Please write out the lines of the data exactly, beginning with the first and ending with the line containing "dashes=(4, 2.5), zorder=1)"; leave the pictures behind.
|---|
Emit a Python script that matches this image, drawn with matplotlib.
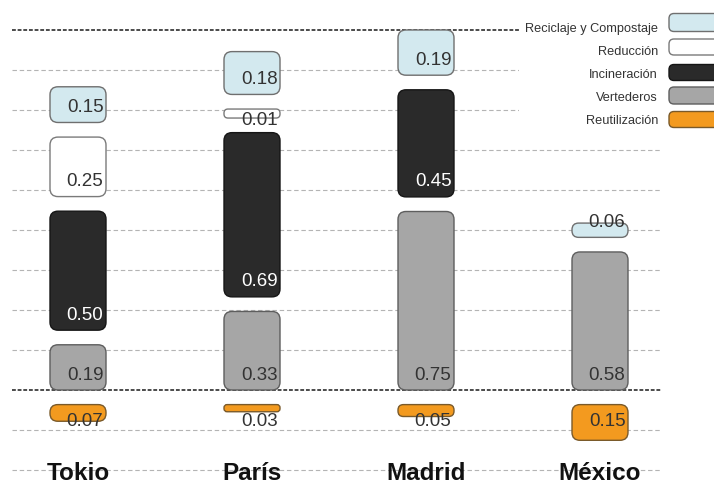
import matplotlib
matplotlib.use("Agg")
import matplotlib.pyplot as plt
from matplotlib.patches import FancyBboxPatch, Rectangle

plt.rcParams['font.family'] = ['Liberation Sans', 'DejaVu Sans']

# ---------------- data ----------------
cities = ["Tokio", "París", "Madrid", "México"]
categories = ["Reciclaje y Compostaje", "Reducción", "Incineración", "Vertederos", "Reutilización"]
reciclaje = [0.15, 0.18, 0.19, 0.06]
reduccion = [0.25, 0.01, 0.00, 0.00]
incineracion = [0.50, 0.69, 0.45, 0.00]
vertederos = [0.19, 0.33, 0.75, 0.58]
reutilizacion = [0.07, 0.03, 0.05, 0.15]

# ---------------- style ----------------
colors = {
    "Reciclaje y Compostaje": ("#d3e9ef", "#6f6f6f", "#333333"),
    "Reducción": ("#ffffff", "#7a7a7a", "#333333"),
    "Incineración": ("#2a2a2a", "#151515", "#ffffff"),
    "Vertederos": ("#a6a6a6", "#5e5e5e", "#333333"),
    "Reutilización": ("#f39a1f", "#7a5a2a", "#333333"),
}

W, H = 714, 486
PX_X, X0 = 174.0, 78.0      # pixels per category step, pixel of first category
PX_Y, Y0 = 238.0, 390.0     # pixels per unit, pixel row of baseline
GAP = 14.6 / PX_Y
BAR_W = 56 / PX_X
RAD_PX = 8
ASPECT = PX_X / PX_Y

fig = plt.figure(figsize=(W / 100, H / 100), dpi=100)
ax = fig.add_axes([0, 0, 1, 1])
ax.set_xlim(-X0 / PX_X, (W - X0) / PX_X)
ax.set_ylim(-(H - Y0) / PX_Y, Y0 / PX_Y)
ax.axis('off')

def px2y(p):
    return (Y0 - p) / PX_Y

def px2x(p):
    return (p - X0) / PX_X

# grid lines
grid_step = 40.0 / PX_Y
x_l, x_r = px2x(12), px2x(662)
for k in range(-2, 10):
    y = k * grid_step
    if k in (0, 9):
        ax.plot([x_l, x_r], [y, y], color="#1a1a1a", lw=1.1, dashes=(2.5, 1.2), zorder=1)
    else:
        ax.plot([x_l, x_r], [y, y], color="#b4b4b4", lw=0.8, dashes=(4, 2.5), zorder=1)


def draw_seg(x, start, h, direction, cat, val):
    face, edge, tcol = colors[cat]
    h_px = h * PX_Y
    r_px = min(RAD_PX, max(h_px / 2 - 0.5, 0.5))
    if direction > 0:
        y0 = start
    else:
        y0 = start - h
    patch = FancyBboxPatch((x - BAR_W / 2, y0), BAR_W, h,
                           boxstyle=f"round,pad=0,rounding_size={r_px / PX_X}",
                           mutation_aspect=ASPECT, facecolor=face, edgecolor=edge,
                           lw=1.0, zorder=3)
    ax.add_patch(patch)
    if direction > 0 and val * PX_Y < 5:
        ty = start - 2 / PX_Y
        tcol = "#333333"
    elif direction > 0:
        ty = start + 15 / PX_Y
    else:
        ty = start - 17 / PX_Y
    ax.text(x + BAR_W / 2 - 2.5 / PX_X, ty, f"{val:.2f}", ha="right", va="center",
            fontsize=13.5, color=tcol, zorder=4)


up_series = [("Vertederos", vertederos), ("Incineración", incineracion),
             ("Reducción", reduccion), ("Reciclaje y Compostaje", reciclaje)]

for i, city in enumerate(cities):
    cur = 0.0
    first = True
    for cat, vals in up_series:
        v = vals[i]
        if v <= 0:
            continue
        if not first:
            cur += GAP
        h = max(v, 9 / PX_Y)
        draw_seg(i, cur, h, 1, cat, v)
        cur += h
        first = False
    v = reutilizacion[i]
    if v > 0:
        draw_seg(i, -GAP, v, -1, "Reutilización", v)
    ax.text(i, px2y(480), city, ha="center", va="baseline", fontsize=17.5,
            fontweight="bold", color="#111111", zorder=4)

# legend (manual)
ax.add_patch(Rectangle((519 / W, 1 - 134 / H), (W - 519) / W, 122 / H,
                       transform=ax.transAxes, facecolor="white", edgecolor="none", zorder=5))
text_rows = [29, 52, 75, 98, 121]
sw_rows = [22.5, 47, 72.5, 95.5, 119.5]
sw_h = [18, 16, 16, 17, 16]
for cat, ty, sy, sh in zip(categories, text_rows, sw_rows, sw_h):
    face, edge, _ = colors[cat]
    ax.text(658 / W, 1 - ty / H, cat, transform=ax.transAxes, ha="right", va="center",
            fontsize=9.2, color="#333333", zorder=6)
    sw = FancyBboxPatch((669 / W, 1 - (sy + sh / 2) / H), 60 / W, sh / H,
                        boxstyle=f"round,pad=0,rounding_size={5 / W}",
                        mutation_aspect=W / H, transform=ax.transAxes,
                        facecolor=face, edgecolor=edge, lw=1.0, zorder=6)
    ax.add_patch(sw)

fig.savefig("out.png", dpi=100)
|---|
SOLUTION TO THE PROBLEM:
Emit a Python script that matches this image, drawn with matplotlib.
import matplotlib
matplotlib.use("Agg")
import matplotlib.pyplot as plt
from matplotlib.patches import FancyBboxPatch, Rectangle

plt.rcParams['font.family'] = ['Liberation Sans', 'DejaVu Sans']

# ---------------- data ----------------
cities = ["Tokio", "París", "Madrid", "México"]
categories = ["Reciclaje y Compostaje", "Reducción", "Incineración", "Vertederos", "Reutilización"]
reciclaje = [0.15, 0.18, 0.19, 0.06]
reduccion = [0.25, 0.01, 0.00, 0.00]
incineracion = [0.50, 0.69, 0.45, 0.00]
vertederos = [0.19, 0.33, 0.75, 0.58]
reutilizacion = [0.07, 0.03, 0.05, 0.15]

# ---------------- style ----------------
colors = {
    "Reciclaje y Compostaje": ("#d3e9ef", "#6f6f6f", "#333333"),
    "Reducción": ("#ffffff", "#7a7a7a", "#333333"),
    "Incineración": ("#2a2a2a", "#151515", "#ffffff"),
    "Vertederos": ("#a6a6a6", "#5e5e5e", "#333333"),
    "Reutilización": ("#f39a1f", "#7a5a2a", "#333333"),
}

W, H = 714, 486
PX_X, X0 = 174.0, 78.0      # pixels per category step, pixel of first category
PX_Y, Y0 = 238.0, 390.0     # pixels per unit, pixel row of baseline
GAP = 14.6 / PX_Y
BAR_W = 56 / PX_X
RAD_PX = 8
ASPECT = PX_X / PX_Y

fig = plt.figure(figsize=(W / 100, H / 100), dpi=100)
ax = fig.add_axes([0, 0, 1, 1])
ax.set_xlim(-X0 / PX_X, (W - X0) / PX_X)
ax.set_ylim(-(H - Y0) / PX_Y, Y0 / PX_Y)
ax.axis('off')

def px2y(p):
    return (Y0 - p) / PX_Y

def px2x(p):
    return (p - X0) / PX_X

# grid lines
grid_step = 40.0 / PX_Y
x_l, x_r = px2x(12), px2x(662)
for k in range(-2, 10):
    y = k * grid_step
    if k in (0, 9):
        ax.plot([x_l, x_r], [y, y], color="#1a1a1a", lw=1.1, dashes=(2.5, 1.2), zorder=1)
    else:
        ax.plot([x_l, x_r], [y, y], color="#b4b4b4", lw=0.8, dashes=(4, 2.5), zorder=1)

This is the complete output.